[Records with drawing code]
* Start *

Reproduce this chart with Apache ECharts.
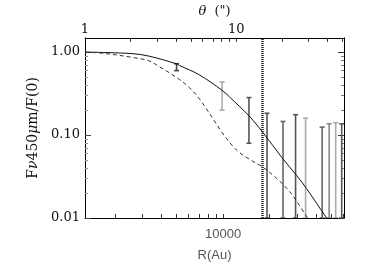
<!DOCTYPE html>
<html>
<head>
<meta charset="utf-8">
<script src="https://cdn.jsdelivr.net/npm/echarts@6/dist/echarts.min.js"></script>
<style>html,body{margin:0;padding:0;background:#fff}#c{width:370px;height:273px}</style>
</head>
<body>
<div id="c"></div>
<script>
// ---- data (R in AU, F normalised) ----
const rRange = [1283, 60400];
const thetaRange = [1, 51.5];
const fRange = [0.01, 1.483];

const solidR = [1283, 2586, 3333, 4984, 5212, 7023, 9896, 10985, 14805, 17970, 24216, 29830, 34635, 46666, 52000];
const solidF = [1.0, 0.959, 0.893, 0.724, 0.692, 0.532, 0.344, 0.289, 0.168, 0.109, 0.0523, 0.0326, 0.0226, 0.0100, 0.0078];

const dashR = [1283, 1581, 2586, 3333, 3868, 4489, 5212, 6049, 7023, 8523, 9896, 12190, 14805, 17970, 22140, 26878, 31206, 35156, 38000];
const dashF = [0.992, 0.979, 0.864, 0.783, 0.669, 0.564, 0.469, 0.375, 0.274, 0.162, 0.106, 0.0663, 0.051, 0.0413, 0.0301, 0.0209, 0.0141, 0.0100, 0.0085];

const errR    = [5007, 9851, 14694, 19221, 24393, 29393, 34120, 43640, 48440, 53380, 58370];
const errHigh = [0.724, 0.436, 0.283, 0.183, 0.1458, 0.176, 0.160, 0.1245, 0.137, 0.141, 0.1365];
const errLow  = [0.598, 0.200, 0.0796, 0.01, 0.01, 0.01, 0.01, 0.01, 0.01, 0.01, 0.01];

const cutR = [17970];

const rTicks = [2000, 3000, 4000, 5000, 6000, 7000, 8000, 9000, 10000, 20000, 30000, 40000, 50000, 60000];
const rLabels = [10000];
const thetaTicks = [2, 3, 4, 5, 6, 7, 8, 9, 10, 20, 30, 40, 50];
const thetaLabels = [1, 10];
const fTickMajor = [0.01, 0.1, 1];
const fTickMinor = [0.02, 0.03, 0.04, 0.05, 0.06, 0.07, 0.08, 0.09, 0.2, 0.3, 0.4, 0.5, 0.6, 0.7, 0.8, 0.9];
const fLabels = [0.01, 0.1, 1];

// ---- styles ----
const barColors = ['#444', '#aaa', '#555', '#555', '#666', '#555', '#aaa', '#666', '#888', '#aaa', '#555'];
const L = Math.log10;
const serif = 'DejaVu Serif';

const chart = echarts.init(document.getElementById('c'), null, {renderer: 'canvas'});

function baseX(range, pos, extra) {
  return Object.assign({
    type: 'value', position: pos, gridIndex: 0,
    min: L(range[0]), max: L(range[1]),
    splitLine: {show: false},
    axisLine: {show: true, onZero: false, lineStyle: {color: '#000', width: 1}},
  }, extra);
}
function baseY(pos, extra) {
  return Object.assign({
    type: 'value', position: pos, gridIndex: 0,
    min: L(fRange[0]), max: L(fRange[1]),
    splitLine: {show: false},
    axisLine: {show: true, onZero: false, lineStyle: {color: '#000', width: 1}},
  }, extra);
}

const option = {
  animation: false,
  backgroundColor: '#fff',
  grid: {left: 85, right: 26, top: 28, bottom: 55, containLabel: false},
  xAxis: [
    baseX(rRange, 'bottom', {
      name: 'R(Au)', nameLocation: 'middle', nameGap: 31,
      nameTextStyle: {fontFamily: 'Liberation Sans', fontSize: 13, color: '#555'},
      axisTick: {inside: true, length: 4, customValues: rTicks.map(L), lineStyle: {color: '#333'}},
      axisLabel: {customValues: rLabels.map(L), margin: 10, fontFamily: 'Liberation Sans', fontSize: 13, color: '#555',
        formatter: v => String(Math.round(Math.pow(10, v)))}
    }),
    baseX(thetaRange, 'top', {
      name: '{i|θ}  (")', nameLocation: 'middle', nameGap: 12,
      nameTextStyle: {fontFamily: serif, fontSize: 13, color: '#111', rich: {i: {fontFamily: serif, fontStyle: 'italic', fontSize: 13}}},
      axisTick: {inside: true, length: 4, customValues: thetaTicks.map(L), lineStyle: {color: '#333'}},
      axisLabel: {customValues: thetaLabels.map(L), margin: 2, fontFamily: serif, fontSize: 13, color: '#111',
        formatter: v => String(Math.round(Math.pow(10, v)))}
    })
  ],
  yAxis: [
    baseY('left', {
      name: 'F{i|ν}450{i|μ}m/F(0)', nameLocation: 'middle', nameGap: 44,
      nameTextStyle: {fontFamily: serif, fontSize: 14, color: '#111', rich: {i: {fontFamily: serif, fontStyle: 'italic', fontSize: 14}}},
      axisTick: {inside: true, length: 6, customValues: fTickMajor.map(L), lineStyle: {color: '#444'}},
      axisLabel: {customValues: fLabels.map(L), margin: 5, fontFamily: serif, fontSize: 13, color: '#111',
        formatter: v => Math.pow(10, v).toFixed(2)}
    }),
    baseY('left', {
      axisLine: {show: false},
      axisTick: {inside: true, length: 3, customValues: fTickMinor.map(L), lineStyle: {color: '#999'}},
      axisLabel: {show: false}
    }),
    baseY('right', {
      axisTick: {inside: true, length: 6, customValues: fTickMajor.map(L), lineStyle: {color: '#333'}},
      axisLabel: {show: false}
    }),
    baseY('right', {
      axisLine: {show: false},
      axisTick: {inside: true, length: 3, customValues: fTickMinor.map(L), lineStyle: {color: '#777'}},
      axisLabel: {show: false}
    })
  ],
  series: [
    {
      type: 'line', xAxisIndex: 0, yAxisIndex: 0, showSymbol: false, smooth: 0.35, clip: true,
      data: solidR.map((r, i) => [L(r), L(solidF[i])]),
      lineStyle: {color: '#111', width: 1}
    },
    {
      type: 'line', xAxisIndex: 0, yAxisIndex: 0, showSymbol: false, smooth: 0.35, clip: true,
      data: dashR.map((r, i) => [L(r), L(dashF[i])]),
      lineStyle: {color: '#333', width: 1, type: [4, 3]}
    },
    {
      type: 'line', xAxisIndex: 0, yAxisIndex: 0, showSymbol: false, clip: true,
      data: [[L(cutR[0]), L(fRange[0])], [L(cutR[0]), L(fRange[1])]],
      lineStyle: {color: '#222', width: 2.5, type: [1, 1]}
    },
    {
      type: 'custom', xAxisIndex: 0, yAxisIndex: 0, clip: true,
      data: errR.map((r, i) => [L(r), L(errLow[i]), L(errHigh[i])]),
      renderItem: (params, api) => {
        const x = api.value(0), lo = api.value(1), hi = api.value(2);
        const p1 = api.coord([x, hi]), p2 = api.coord([x, lo]);
        const c = barColors[params.dataIndex];
        const w = 2.5;
        const st = {stroke: c, lineWidth: 1.6};
        return {type: 'group', children: [
          {type: 'line', shape: {x1: p1[0], y1: p1[1], x2: p2[0], y2: p2[1]}, style: st},
          {type: 'line', shape: {x1: p1[0] - w, y1: p1[1], x2: p1[0] + w, y2: p1[1]}, style: st},
          {type: 'line', shape: {x1: p2[0] - w, y1: p2[1], x2: p2[0] + w, y2: p2[1]}, style: st}
        ]};
      }
    }
  ]
};
chart.setOption(option);
</script>
</body>
</html>
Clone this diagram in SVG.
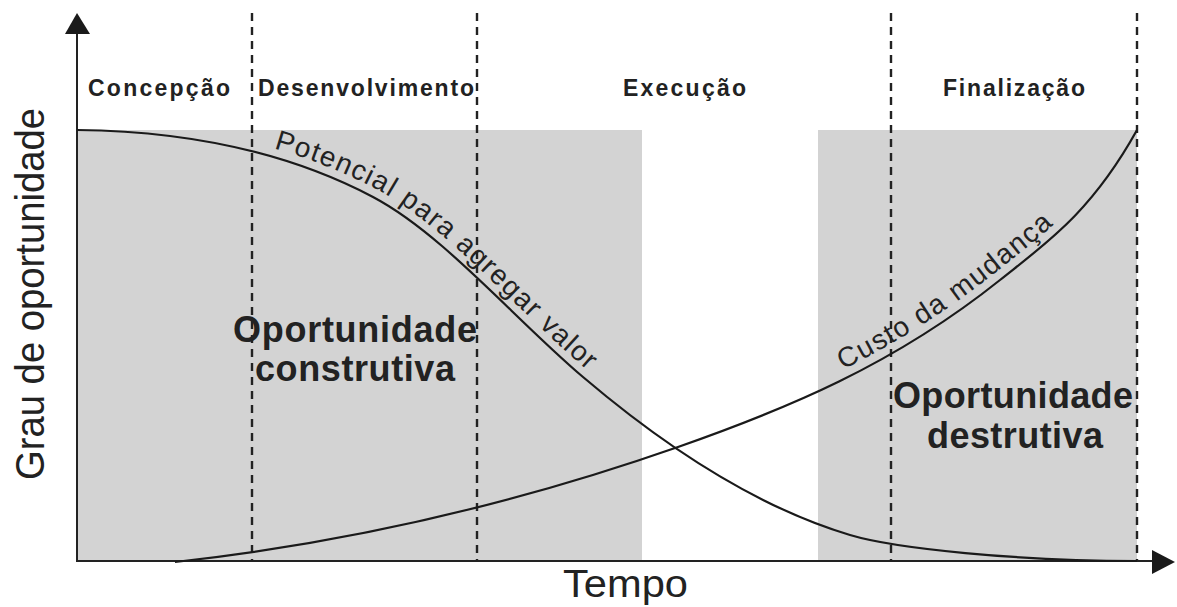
<svg xmlns="http://www.w3.org/2000/svg" width="1177" height="607" viewBox="0 0 1177 607">
<style>
.zone{fill:#d3d3d3;stroke:none}
.divider{stroke:#222;stroke-width:2.4;stroke-dasharray:8,6;fill:none}
.axis{stroke:#222;stroke-width:2;fill:none}
.head{fill:#1a1a1a}
.curve{stroke:#1a1a1a;stroke-width:2.2;fill:none}
.phase{font-family:"Liberation Sans",Arial,sans-serif;font-weight:bold;font-size:23px;fill:#222}
.big{font-family:"Liberation Sans",Arial,sans-serif;font-weight:bold;font-size:36px;fill:#222}
.curvelabel{font-family:"Liberation Sans",Arial,sans-serif;font-size:28px;fill:#222;letter-spacing:1.4px}
.axislabel{font-family:"Liberation Sans",Arial,sans-serif;fill:#222}
</style>
<rect width="1177" height="607" fill="#fff"/>
<g id="zones">
<rect id="zone-constructive" class="zone" x="77" y="130" width="565" height="431"/>
<rect id="zone-destructive" class="zone" x="818" y="130" width="319" height="431"/>
</g>
<g id="dividers">
<line class="divider" x1="252" y1="13" x2="252" y2="561"/>
<line class="divider" x1="477" y1="13" x2="477" y2="561"/>
<line class="divider" x1="891" y1="13" x2="891" y2="561"/>
<line class="divider" x1="1137" y1="13" x2="1137" y2="561"/>
</g>
<g id="connectors">
<line class="axis" x1="77" y1="30" x2="77" y2="562"/>
<polygon class="head" points="77,13 65,34 90,34"/>
<line class="axis" x1="76" y1="561" x2="1155" y2="561"/>
<polygon class="head" points="1175,562 1152,550 1152,574"/>
<path id="c1" class="curve" d="M77,130 C176,131 280,148 373,197 C443,234 513,317.5 583,377 C672,452.7 761,508.3 850,535 C895,548.5 1017,561 1137,561"/>
<path id="c2" class="curve" d="M175,562 C343,543.5 510,505.8 678,447 C785,409.5 893,365.6 1000,280 C1046,243.2 1091,212.8 1137,130"/>
</g>
<g id="phase-labels">
<text id="concepcao" class="phase" x="88" y="96" textLength="142">Concepção</text>
<text id="desenvolvimento" class="phase" x="258" y="96" textLength="216">Desenvolvimento</text>
<text id="execucao" class="phase" x="623" y="96" textLength="123">Execução</text>
<text id="finalizacao" class="phase" x="943" y="96" textLength="142">Finalização</text>
</g>
<g id="curve-labels">
<text class="curvelabel" transform="translate(3,-8)"><textPath href="#c1" startOffset="196">Potencial para agregar valor</textPath></text>
<text class="curvelabel" transform="translate(-4,-8)"><textPath href="#c2" startOffset="700">Custo da mudança</textPath></text>
</g>
<g id="zone-labels">
<text class="big" x="233" y="342" textLength="244">Oportunidade</text>
<text class="big" x="255" y="381" textLength="200">construtiva</text>
<text class="big" x="893" y="408" textLength="240">Oportunidade</text>
<text class="big" x="927" y="448" textLength="176">destrutiva</text>
</g>
<g id="axis-labels">
<text class="axislabel" font-size="38" x="563" y="597" textLength="125" lengthAdjust="spacingAndGlyphs">Tempo</text>
<text class="axislabel" font-size="41" transform="translate(44,480) rotate(-90)" x="0" y="0" textLength="372" lengthAdjust="spacingAndGlyphs">Grau de oportunidade</text>
</g>
</svg>
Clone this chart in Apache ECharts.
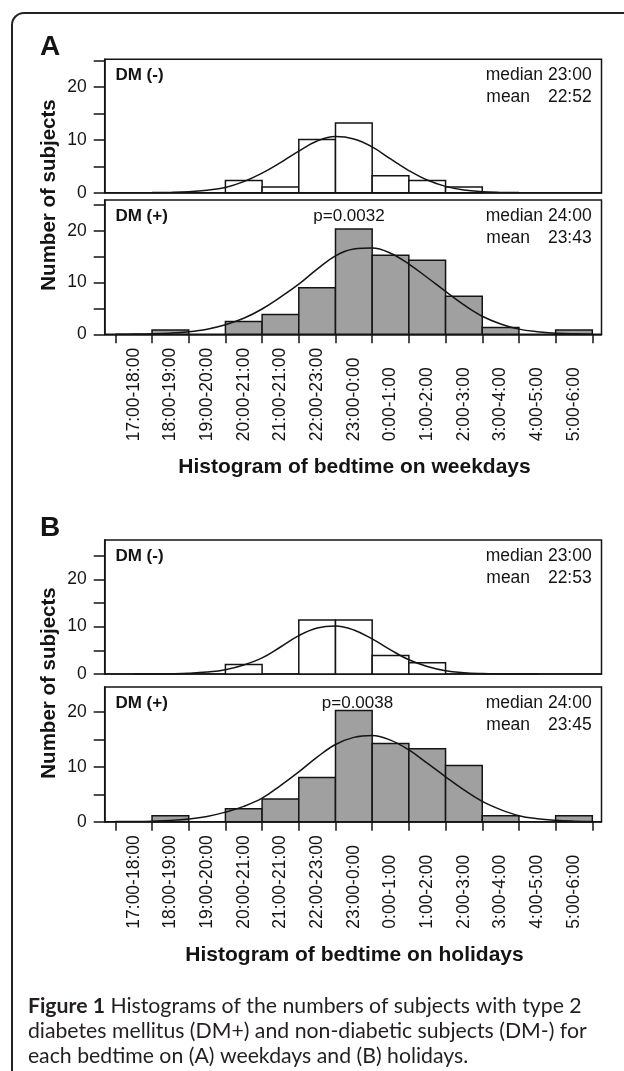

* End *

→ WHAT THE TASK ASKS: Only the count is wanted: report how many lines of the material above hold the word "this".

→ COMPLETED TASK: 3